# What you should do:
Print the full listing exactly.

# Input data:
** Begin **
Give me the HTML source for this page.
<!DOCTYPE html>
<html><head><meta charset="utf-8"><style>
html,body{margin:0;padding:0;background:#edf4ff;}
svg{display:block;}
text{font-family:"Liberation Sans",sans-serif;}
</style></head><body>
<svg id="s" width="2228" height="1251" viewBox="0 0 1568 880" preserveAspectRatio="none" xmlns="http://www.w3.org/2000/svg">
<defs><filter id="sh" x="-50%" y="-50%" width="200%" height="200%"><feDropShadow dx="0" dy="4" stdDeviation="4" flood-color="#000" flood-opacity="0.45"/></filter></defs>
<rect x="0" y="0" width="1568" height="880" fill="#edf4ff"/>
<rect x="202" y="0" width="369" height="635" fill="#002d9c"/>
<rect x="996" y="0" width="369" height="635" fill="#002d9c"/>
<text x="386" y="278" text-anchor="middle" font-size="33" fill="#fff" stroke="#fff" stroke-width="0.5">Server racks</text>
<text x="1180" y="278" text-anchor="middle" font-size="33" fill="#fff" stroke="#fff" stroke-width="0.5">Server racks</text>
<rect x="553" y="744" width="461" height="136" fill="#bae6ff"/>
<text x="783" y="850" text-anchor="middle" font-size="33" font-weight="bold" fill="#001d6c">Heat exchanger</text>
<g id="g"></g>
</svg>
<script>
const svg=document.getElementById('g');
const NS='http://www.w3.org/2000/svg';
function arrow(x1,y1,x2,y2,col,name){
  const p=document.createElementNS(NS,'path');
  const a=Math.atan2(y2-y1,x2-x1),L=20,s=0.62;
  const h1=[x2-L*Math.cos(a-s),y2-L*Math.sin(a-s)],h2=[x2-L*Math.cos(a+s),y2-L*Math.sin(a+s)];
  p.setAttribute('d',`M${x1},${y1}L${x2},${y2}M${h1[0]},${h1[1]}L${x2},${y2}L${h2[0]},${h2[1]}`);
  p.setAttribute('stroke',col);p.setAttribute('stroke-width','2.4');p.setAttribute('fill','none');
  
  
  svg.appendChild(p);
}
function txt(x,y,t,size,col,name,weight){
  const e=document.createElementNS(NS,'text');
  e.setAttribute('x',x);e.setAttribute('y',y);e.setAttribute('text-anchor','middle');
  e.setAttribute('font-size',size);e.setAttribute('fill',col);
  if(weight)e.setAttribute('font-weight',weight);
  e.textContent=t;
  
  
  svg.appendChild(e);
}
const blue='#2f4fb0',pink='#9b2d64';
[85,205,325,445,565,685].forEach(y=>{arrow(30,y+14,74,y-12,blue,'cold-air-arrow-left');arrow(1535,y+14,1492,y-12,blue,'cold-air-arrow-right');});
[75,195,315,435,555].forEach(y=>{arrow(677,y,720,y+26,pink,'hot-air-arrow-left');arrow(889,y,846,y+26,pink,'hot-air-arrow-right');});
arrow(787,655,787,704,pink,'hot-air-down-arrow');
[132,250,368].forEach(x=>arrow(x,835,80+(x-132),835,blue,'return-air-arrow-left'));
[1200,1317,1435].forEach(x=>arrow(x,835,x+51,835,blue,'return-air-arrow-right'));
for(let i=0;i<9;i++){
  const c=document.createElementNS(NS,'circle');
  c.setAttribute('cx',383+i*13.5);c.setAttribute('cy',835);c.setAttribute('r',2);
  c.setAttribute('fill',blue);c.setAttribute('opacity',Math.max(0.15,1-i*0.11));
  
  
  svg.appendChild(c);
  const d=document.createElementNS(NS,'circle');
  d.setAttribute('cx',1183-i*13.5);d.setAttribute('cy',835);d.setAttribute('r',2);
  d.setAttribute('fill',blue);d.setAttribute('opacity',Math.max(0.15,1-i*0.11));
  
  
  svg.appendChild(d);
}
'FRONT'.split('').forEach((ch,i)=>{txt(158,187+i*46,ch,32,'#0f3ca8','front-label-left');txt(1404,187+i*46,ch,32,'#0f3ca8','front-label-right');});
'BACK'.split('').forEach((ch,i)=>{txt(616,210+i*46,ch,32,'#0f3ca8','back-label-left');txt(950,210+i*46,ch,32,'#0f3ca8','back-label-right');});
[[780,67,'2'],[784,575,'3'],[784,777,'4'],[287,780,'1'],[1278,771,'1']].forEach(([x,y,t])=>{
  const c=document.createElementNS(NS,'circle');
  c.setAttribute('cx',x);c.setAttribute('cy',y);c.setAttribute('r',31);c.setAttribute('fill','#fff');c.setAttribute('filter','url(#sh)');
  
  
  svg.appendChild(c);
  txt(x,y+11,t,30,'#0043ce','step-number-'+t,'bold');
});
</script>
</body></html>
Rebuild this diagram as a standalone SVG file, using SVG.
** End **
# Answer in full:
Give me the HTML source for this page.
<!DOCTYPE html>
<html><head><meta charset="utf-8"><style>
html,body{margin:0;padding:0;background:#edf4ff;}
svg{display:block;}
text{font-family:"Liberation Sans",sans-serif;}
</style></head><body>
<svg id="s" width="2228" height="1251" viewBox="0 0 1568 880" preserveAspectRatio="none" xmlns="http://www.w3.org/2000/svg">
<defs><filter id="sh" x="-50%" y="-50%" width="200%" height="200%"><feDropShadow dx="0" dy="4" stdDeviation="4" flood-color="#000" flood-opacity="0.45"/></filter></defs>
<rect x="0" y="0" width="1568" height="880" fill="#edf4ff"/>
<rect x="202" y="0" width="369" height="635" fill="#002d9c"/>
<rect x="996" y="0" width="369" height="635" fill="#002d9c"/>
<text x="386" y="278" text-anchor="middle" font-size="33" fill="#fff" stroke="#fff" stroke-width="0.5">Server racks</text>
<text x="1180" y="278" text-anchor="middle" font-size="33" fill="#fff" stroke="#fff" stroke-width="0.5">Server racks</text>
<rect x="553" y="744" width="461" height="136" fill="#bae6ff"/>
<text x="783" y="850" text-anchor="middle" font-size="33" font-weight="bold" fill="#001d6c">Heat exchanger</text>
<g id="g"></g>
</svg>
<script>
const svg=document.getElementById('g');
const NS='http://www.w3.org/2000/svg';
function arrow(x1,y1,x2,y2,col,name){
  const p=document.createElementNS(NS,'path');
  const a=Math.atan2(y2-y1,x2-x1),L=20,s=0.62;
  const h1=[x2-L*Math.cos(a-s),y2-L*Math.sin(a-s)],h2=[x2-L*Math.cos(a+s),y2-L*Math.sin(a+s)];
  p.setAttribute('d',`M${x1},${y1}L${x2},${y2}M${h1[0]},${h1[1]}L${x2},${y2}L${h2[0]},${h2[1]}`);
  p.setAttribute('stroke',col);p.setAttribute('stroke-width','2.4');p.setAttribute('fill','none');
  
  
  svg.appendChild(p);
}
function txt(x,y,t,size,col,name,weight){
  const e=document.createElementNS(NS,'text');
  e.setAttribute('x',x);e.setAttribute('y',y);e.setAttribute('text-anchor','middle');
  e.setAttribute('font-size',size);e.setAttribute('fill',col);
  if(weight)e.setAttribute('font-weight',weight);
  e.textContent=t;
  
  
  svg.appendChild(e);
}
const blue='#2f4fb0',pink='#9b2d64';
[85,205,325,445,565,685].forEach(y=>{arrow(30,y+14,74,y-12,blue,'cold-air-arrow-left');arrow(1535,y+14,1492,y-12,blue,'cold-air-arrow-right');});
[75,195,315,435,555].forEach(y=>{arrow(677,y,720,y+26,pink,'hot-air-arrow-left');arrow(889,y,846,y+26,pink,'hot-air-arrow-right');});
arrow(787,655,787,704,pink,'hot-air-down-arrow');
[132,250,368].forEach(x=>arrow(x,835,80+(x-132),835,blue,'return-air-arrow-left'));
[1200,1317,1435].forEach(x=>arrow(x,835,x+51,835,blue,'return-air-arrow-right'));
for(let i=0;i<9;i++){
  const c=document.createElementNS(NS,'circle');
  c.setAttribute('cx',383+i*13.5);c.setAttribute('cy',835);c.setAttribute('r',2);
  c.setAttribute('fill',blue);c.setAttribute('opacity',Math.max(0.15,1-i*0.11));
  
  
  svg.appendChild(c);
  const d=document.createElementNS(NS,'circle');
  d.setAttribute('cx',1183-i*13.5);d.setAttribute('cy',835);d.setAttribute('r',2);
  d.setAttribute('fill',blue);d.setAttribute('opacity',Math.max(0.15,1-i*0.11));
  
  
  svg.appendChild(d);
}
'FRONT'.split('').forEach((ch,i)=>{txt(158,187+i*46,ch,32,'#0f3ca8','front-label-left');txt(1404,187+i*46,ch,32,'#0f3ca8','front-label-right');});
'BACK'.split('').forEach((ch,i)=>{txt(616,210+i*46,ch,32,'#0f3ca8','back-label-left');txt(950,210+i*46,ch,32,'#0f3ca8','back-label-right');});
[[780,67,'2'],[784,575,'3'],[784,777,'4'],[287,780,'1'],[1278,771,'1']].forEach(([x,y,t])=>{
  const c=document.createElementNS(NS,'circle');
  c.setAttribute('cx',x);c.setAttribute('cy',y);c.setAttribute('r',31);c.setAttribute('fill','#fff');c.setAttribute('filter','url(#sh)');
  
  
  svg.appendChild(c);
  txt(x,y+11,t,30,'#0043ce','step-number-'+t,'bold');
});
</script>
</body></html>
Rebuild this diagram as a standalone SVG file, using SVG.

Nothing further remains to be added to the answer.